Reciprocal markers survey: an inventory & an overview

Author : Alexis Dimitriadis

Publication date : 2007

Questionnaire URL : http://languagelink.let.uu.nl/burs/docs/BURS-questionnaire-8a-clean.pdf

Bibliographical references :
Dimitriadis, Alexis. 2007. Berlin – Utrecht Reciprocals Survey: Marker Inventory & Overview. (Version: 20 November 2007).

Goals

This questionnaire "aims at formulating an integrating typology for reciprocal constructions, at developing a web-accessible database for the relevant domain and at deepening our understanding of reciprocity, of the predicates denoting symmetrical relations (reciprocity), of the locality restrictions on the interpretation of reciprocal arguments and of patterns of polysemy associated with reciprocal markers. As a result of this, a new basis for the description of individual languages and for the solution of theoretical issues will be created, which are unsolvable otherwise.'' (From the Typological tools for field linguistics website, http://www.eva.mpg.de/lingua/tools-at-lingboard/questionnaire/reciprocals-proiect_description.php)

Protocol summary

This questionnaire is divided into two parts : the inventory of reciprocal markers (part 1), and the overview of the reciprocal markers (part 2).
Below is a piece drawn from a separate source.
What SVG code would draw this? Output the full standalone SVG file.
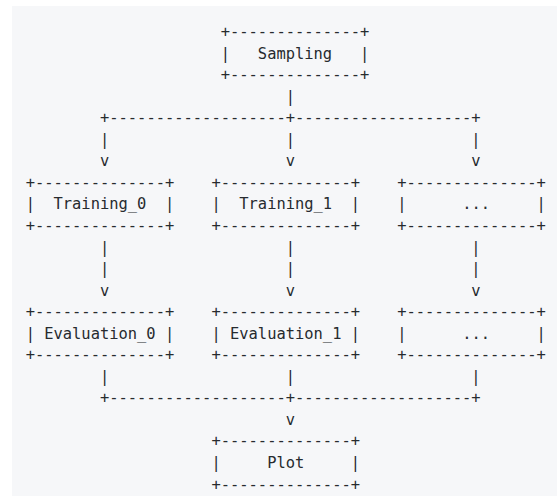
<svg xmlns="http://www.w3.org/2000/svg" width="557" height="496" viewBox="0 0 557 496" xml:space="preserve">
<style>
text { font-family: "DejaVu Sans Mono", "Liberation Mono", monospace; font-size: 15.43px; fill: #272b2f; white-space: pre; }
</style>
<rect x="0" y="0" width="557" height="496" fill="#ffffff"/>
<rect x="12" y="6" width="545" height="490" fill="#f6f7f9"/>
<g id="sampling">
<text x="220.74" y="37.0">+--------------+</text>
<text x="220.74" y="58.55">|   Sampling   |</text>
<text x="220.74" y="80.1">+--------------+</text>
</g>
<g id="training_0">
<text x="25.65" y="187.85">+--------------+</text>
<text x="25.65" y="209.4">|  Training_0  |</text>
<text x="25.65" y="230.95">+--------------+</text>
</g>
<g id="training_1">
<text x="211.45" y="187.85">+--------------+</text>
<text x="211.45" y="209.4">|  Training_1  |</text>
<text x="211.45" y="230.95">+--------------+</text>
</g>
<g id="training_n">
<text x="397.25" y="187.85">+--------------+</text>
<text x="397.25" y="209.4">|      ...     |</text>
<text x="397.25" y="230.95">+--------------+</text>
</g>
<g id="evaluation_0">
<text x="25.65" y="317.15">+--------------+</text>
<text x="25.65" y="338.7">| Evaluation_0 |</text>
<text x="25.65" y="360.25">+--------------+</text>
</g>
<g id="evaluation_1">
<text x="211.45" y="317.15">+--------------+</text>
<text x="211.45" y="338.7">| Evaluation_1 |</text>
<text x="211.45" y="360.25">+--------------+</text>
</g>
<g id="evaluation_n">
<text x="397.25" y="317.15">+--------------+</text>
<text x="397.25" y="338.7">|      ...     |</text>
<text x="397.25" y="360.25">+--------------+</text>
</g>
<g id="plot">
<text x="211.45" y="446.45">+--------------+</text>
<text x="211.45" y="468.0">|     Plot     |</text>
<text x="211.45" y="489.55">+--------------+</text>
</g>
<g id="connectors">
<text x="285.77" y="101.65">|</text>
<text x="99.97" y="123.2">+-------------------+-------------------+</text>
<text x="99.97" y="144.75">|                   |                   |</text>
<text x="99.97" y="166.3">v                   v                   v</text>
<text x="99.97" y="252.5">|                   |                   |</text>
<text x="99.97" y="274.05">|                   |                   |</text>
<text x="99.97" y="295.6">v                   v                   v</text>
<text x="99.97" y="381.8">|                   |                   |</text>
<text x="99.97" y="403.35">+-------------------+-------------------+</text>
<text x="285.77" y="424.9">v</text>
</g>
</svg>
It is intended as a guideline for the linguist who is investigating reciprocal markers within a language.

Part 1 : It gathers a list of English sentences to be translated into the target language, in order to identify reciprocal markers (which are "any grammaticalised, i.e., conventionalized, means of expressing reciprocity) (Dimitriadis, 2007 : 3).

Part 2 : this is about analysing the identified markers according the questions/parameters given by the authors. The linguist has to answer these questions, which are split into categories (morphology, syntax and argument structure, selection and semantic/syntactic classes, polysemy classes and discontinuous reciprocals). 
 

Development context

''Questions concerning the symmetry or asymmetry of relations or interactions as well as those concerning the linguistic means of describing them are not only of interest for linguistics, but also for many social sciences, for philosophy (ethics) and even evolutionary biology. Basic ethical principles can be expressed in terms of reciprocity and major aspects of social structure can be described in terms of solving problems of interaction in a symmetric or asymmetric fashion. Despite a large number of studies on reciprocity in individual languages, there is so far, however, no integrated study on the patterns and limits of variation found across languages in this domain. The Berlin/Utrecht Reciprocals Project, which is to be carried out jointly by two European centers of (a) linguistic typology (Berlin) and (b) for the study of pronouns and anaphora (Utrecht), will combine fine-grained analyses on individual languages with large-scale cross-linguistic surveys".